• PROBLEM:
Skip every picture and transcribe the remaining material exactly.

[Charts and diagrams as code]
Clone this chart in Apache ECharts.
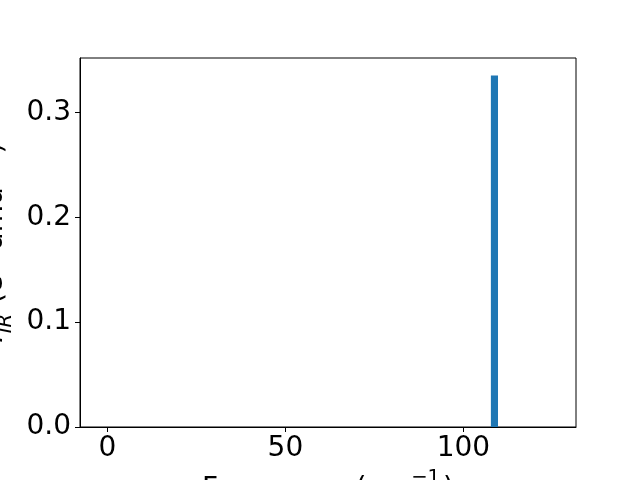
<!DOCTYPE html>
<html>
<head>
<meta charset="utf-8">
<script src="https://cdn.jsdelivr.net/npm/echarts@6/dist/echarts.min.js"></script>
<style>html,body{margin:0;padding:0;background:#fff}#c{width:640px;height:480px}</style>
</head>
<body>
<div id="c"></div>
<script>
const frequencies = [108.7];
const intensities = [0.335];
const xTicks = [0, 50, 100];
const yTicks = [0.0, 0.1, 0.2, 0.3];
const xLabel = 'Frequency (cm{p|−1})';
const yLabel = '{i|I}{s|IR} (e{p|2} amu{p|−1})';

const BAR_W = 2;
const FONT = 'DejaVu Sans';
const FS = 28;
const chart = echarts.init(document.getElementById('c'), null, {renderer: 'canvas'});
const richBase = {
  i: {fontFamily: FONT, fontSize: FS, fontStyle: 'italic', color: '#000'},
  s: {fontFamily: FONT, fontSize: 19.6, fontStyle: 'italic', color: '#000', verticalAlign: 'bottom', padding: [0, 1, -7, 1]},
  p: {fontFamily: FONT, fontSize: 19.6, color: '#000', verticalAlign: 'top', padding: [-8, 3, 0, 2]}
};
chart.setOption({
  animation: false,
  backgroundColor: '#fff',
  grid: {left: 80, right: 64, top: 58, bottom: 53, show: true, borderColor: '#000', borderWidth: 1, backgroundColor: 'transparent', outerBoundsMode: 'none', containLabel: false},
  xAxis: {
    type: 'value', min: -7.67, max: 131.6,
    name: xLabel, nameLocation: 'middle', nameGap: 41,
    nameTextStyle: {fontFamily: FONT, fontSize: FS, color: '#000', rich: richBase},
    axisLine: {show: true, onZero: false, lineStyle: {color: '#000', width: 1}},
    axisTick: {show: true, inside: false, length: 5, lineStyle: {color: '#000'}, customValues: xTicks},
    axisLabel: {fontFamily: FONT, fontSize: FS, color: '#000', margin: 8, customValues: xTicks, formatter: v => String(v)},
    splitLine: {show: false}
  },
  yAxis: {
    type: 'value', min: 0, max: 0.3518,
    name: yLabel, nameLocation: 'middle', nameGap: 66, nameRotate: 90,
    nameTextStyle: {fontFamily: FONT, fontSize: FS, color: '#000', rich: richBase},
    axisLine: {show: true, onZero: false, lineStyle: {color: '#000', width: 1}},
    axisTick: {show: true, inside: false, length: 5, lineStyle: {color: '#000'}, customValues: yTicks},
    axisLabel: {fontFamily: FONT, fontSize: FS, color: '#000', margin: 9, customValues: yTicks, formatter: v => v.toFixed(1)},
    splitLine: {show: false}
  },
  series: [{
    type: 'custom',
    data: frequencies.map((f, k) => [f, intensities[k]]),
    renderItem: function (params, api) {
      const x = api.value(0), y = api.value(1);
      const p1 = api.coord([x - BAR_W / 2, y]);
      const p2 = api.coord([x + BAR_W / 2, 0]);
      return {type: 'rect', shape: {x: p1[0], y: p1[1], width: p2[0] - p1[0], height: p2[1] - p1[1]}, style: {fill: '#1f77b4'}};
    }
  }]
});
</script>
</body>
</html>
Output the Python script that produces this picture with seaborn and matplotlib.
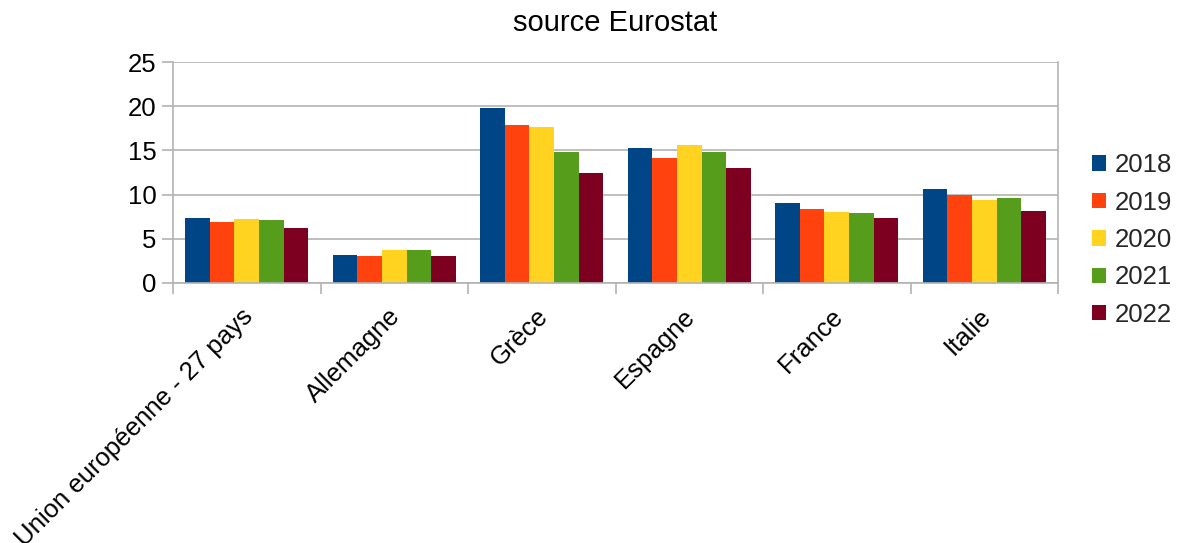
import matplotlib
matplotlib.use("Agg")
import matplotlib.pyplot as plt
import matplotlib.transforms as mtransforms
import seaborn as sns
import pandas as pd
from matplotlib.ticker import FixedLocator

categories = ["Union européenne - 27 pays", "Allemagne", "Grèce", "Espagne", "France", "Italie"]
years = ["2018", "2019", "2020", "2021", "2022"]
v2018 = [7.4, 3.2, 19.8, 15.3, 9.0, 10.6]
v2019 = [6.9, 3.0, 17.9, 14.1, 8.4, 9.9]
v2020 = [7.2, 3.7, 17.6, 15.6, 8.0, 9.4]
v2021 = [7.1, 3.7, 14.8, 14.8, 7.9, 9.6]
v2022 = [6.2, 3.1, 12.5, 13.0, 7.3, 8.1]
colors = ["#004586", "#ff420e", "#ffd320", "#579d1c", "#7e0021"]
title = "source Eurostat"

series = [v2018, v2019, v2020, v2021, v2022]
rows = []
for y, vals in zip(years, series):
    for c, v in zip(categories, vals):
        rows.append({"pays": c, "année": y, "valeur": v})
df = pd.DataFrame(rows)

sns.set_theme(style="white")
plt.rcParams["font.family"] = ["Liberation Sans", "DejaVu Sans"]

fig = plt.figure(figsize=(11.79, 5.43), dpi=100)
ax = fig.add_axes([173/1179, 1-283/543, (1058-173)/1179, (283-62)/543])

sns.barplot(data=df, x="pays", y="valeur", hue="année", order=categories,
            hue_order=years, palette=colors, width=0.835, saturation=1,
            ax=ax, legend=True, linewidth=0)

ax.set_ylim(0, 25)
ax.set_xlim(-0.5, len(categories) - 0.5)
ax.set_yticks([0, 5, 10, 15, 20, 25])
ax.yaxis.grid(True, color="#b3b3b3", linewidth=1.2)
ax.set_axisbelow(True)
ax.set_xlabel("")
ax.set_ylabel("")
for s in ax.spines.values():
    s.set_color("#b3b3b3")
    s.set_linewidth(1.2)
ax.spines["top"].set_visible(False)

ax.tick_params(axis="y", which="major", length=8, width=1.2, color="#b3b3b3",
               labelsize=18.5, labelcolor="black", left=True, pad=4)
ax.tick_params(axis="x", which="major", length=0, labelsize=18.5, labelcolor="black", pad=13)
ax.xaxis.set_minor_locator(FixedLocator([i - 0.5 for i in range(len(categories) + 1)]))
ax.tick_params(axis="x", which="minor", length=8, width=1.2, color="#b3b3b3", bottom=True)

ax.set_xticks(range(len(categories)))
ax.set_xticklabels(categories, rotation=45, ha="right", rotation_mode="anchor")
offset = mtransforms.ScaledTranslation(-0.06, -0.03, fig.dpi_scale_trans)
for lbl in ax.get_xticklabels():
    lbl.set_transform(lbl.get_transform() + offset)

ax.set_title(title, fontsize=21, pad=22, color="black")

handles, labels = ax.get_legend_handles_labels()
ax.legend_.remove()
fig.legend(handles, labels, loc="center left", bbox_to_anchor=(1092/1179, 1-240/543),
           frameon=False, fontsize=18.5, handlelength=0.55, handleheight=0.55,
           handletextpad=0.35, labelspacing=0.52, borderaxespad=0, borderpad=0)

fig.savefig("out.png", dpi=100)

• WRITTEN SOLUTION:
Clone this chart in Apache ECharts.
<!DOCTYPE html>
<html>
<head>
<meta charset="utf-8">
<script src="https://cdn.jsdelivr.net/npm/echarts@6/dist/echarts.min.js"></script>
<style>html,body{margin:0;padding:0;background:#fff}#c{width:640px;height:480px}</style>
</head>
<body>
<div id="c"></div>
<script>
const frequencies = [108.7];
const intensities = [0.335];
const xTicks = [0, 50, 100];
const yTicks = [0.0, 0.1, 0.2, 0.3];
const xLabel = 'Frequency (cm{p|−1})';
const yLabel = '{i|I}{s|IR} (e{p|2} amu{p|−1})';

const BAR_W = 2;
const FONT = 'DejaVu Sans';
const FS = 28;
const chart = echarts.init(document.getElementById('c'), null, {renderer: 'canvas'});
const richBase = {
  i: {fontFamily: FONT, fontSize: FS, fontStyle: 'italic', color: '#000'},
  s: {fontFamily: FONT, fontSize: 19.6, fontStyle: 'italic', color: '#000', verticalAlign: 'bottom', padding: [0, 1, -7, 1]},
  p: {fontFamily: FONT, fontSize: 19.6, color: '#000', verticalAlign: 'top', padding: [-8, 3, 0, 2]}
};
chart.setOption({
  animation: false,
  backgroundColor: '#fff',
  grid: {left: 80, right: 64, top: 58, bottom: 53, show: true, borderColor: '#000', borderWidth: 1, backgroundColor: 'transparent', outerBoundsMode: 'none', containLabel: false},
  xAxis: {
    type: 'value', min: -7.67, max: 131.6,
    name: xLabel, nameLocation: 'middle', nameGap: 41,
    nameTextStyle: {fontFamily: FONT, fontSize: FS, color: '#000', rich: richBase},
    axisLine: {show: true, onZero: false, lineStyle: {color: '#000', width: 1}},
    axisTick: {show: true, inside: false, length: 5, lineStyle: {color: '#000'}, customValues: xTicks},
    axisLabel: {fontFamily: FONT, fontSize: FS, color: '#000', margin: 8, customValues: xTicks, formatter: v => String(v)},
    splitLine: {show: false}
  },
  yAxis: {
    type: 'value', min: 0, max: 0.3518,
    name: yLabel, nameLocation: 'middle', nameGap: 66, nameRotate: 90,
    nameTextStyle: {fontFamily: FONT, fontSize: FS, color: '#000', rich: richBase},
    axisLine: {show: true, onZero: false, lineStyle: {color: '#000', width: 1}},
    axisTick: {show: true, inside: false, length: 5, lineStyle: {color: '#000'}, customValues: yTicks},
    axisLabel: {fontFamily: FONT, fontSize: FS, color: '#000', margin: 9, customValues: yTicks, formatter: v => v.toFixed(1)},
    splitLine: {show: false}
  },
  series: [{
    type: 'custom',
    data: frequencies.map((f, k) => [f, intensities[k]]),
    renderItem: function (params, api) {
      const x = api.value(0), y = api.value(1);
      const p1 = api.coord([x - BAR_W / 2, y]);
      const p2 = api.coord([x + BAR_W / 2, 0]);
      return {type: 'rect', shape: {x: p1[0], y: p1[1], width: p2[0] - p1[0], height: p2[1] - p1[1]}, style: {fill: '#1f77b4'}};
    }
  }]
});
</script>
</body>
</html>
Output the Python script that produces this picture with seaborn and matplotlib.
import matplotlib
matplotlib.use("Agg")
import matplotlib.pyplot as plt
import matplotlib.transforms as mtransforms
import seaborn as sns
import pandas as pd
from matplotlib.ticker import FixedLocator

categories = ["Union européenne - 27 pays", "Allemagne", "Grèce", "Espagne", "France", "Italie"]
years = ["2018", "2019", "2020", "2021", "2022"]
v2018 = [7.4, 3.2, 19.8, 15.3, 9.0, 10.6]
v2019 = [6.9, 3.0, 17.9, 14.1, 8.4, 9.9]
v2020 = [7.2, 3.7, 17.6, 15.6, 8.0, 9.4]
v2021 = [7.1, 3.7, 14.8, 14.8, 7.9, 9.6]
v2022 = [6.2, 3.1, 12.5, 13.0, 7.3, 8.1]
colors = ["#004586", "#ff420e", "#ffd320", "#579d1c", "#7e0021"]
title = "source Eurostat"

series = [v2018, v2019, v2020, v2021, v2022]
rows = []
for y, vals in zip(years, series):
    for c, v in zip(categories, vals):
        rows.append({"pays": c, "année": y, "valeur": v})
df = pd.DataFrame(rows)

sns.set_theme(style="white")
plt.rcParams["font.family"] = ["Liberation Sans", "DejaVu Sans"]

fig = plt.figure(figsize=(11.79, 5.43), dpi=100)
ax = fig.add_axes([173/1179, 1-283/543, (1058-173)/1179, (283-62)/543])

sns.barplot(data=df, x="pays", y="valeur", hue="année", order=categories,
            hue_order=years, palette=colors, width=0.835, saturation=1,
            ax=ax, legend=True, linewidth=0)

ax.set_ylim(0, 25)
ax.set_xlim(-0.5, len(categories) - 0.5)
ax.set_yticks([0, 5, 10, 15, 20, 25])
ax.yaxis.grid(True, color="#b3b3b3", linewidth=1.2)
ax.set_axisbelow(True)
ax.set_xlabel("")
ax.set_ylabel("")
for s in ax.spines.values():
    s.set_color("#b3b3b3")
    s.set_linewidth(1.2)
ax.spines["top"].set_visible(False)

ax.tick_params(axis="y", which="major", length=8, width=1.2, color="#b3b3b3",
               labelsize=18.5, labelcolor="black", left=True, pad=4)
ax.tick_params(axis="x", which="major", length=0, labelsize=18.5, labelcolor="black", pad=13)
ax.xaxis.set_minor_locator(FixedLocator([i - 0.5 for i in range(len(categories) + 1)]))
ax.tick_params(axis="x", which="minor", length=8, width=1.2, color="#b3b3b3", bottom=True)

ax.set_xticks(range(len(categories)))
ax.set_xticklabels(categories, rotation=45, ha="right", rotation_mode="anchor")
offset = mtransforms.ScaledTranslation(-0.06, -0.03, fig.dpi_scale_trans)
for lbl in ax.get_xticklabels():
    lbl.set_transform(lbl.get_transform() + offset)

ax.set_title(title, fontsize=21, pad=22, color="black")

handles, labels = ax.get_legend_handles_labels()
ax.legend_.remove()
fig.legend(handles, labels, loc="center left", bbox_to_anchor=(1092/1179, 1-240/543),
           frameon=False, fontsize=18.5, handlelength=0.55, handleheight=0.55,
           handletextpad=0.35, labelspacing=0.52, borderaxespad=0, borderpad=0)

fig.savefig("out.png", dpi=100)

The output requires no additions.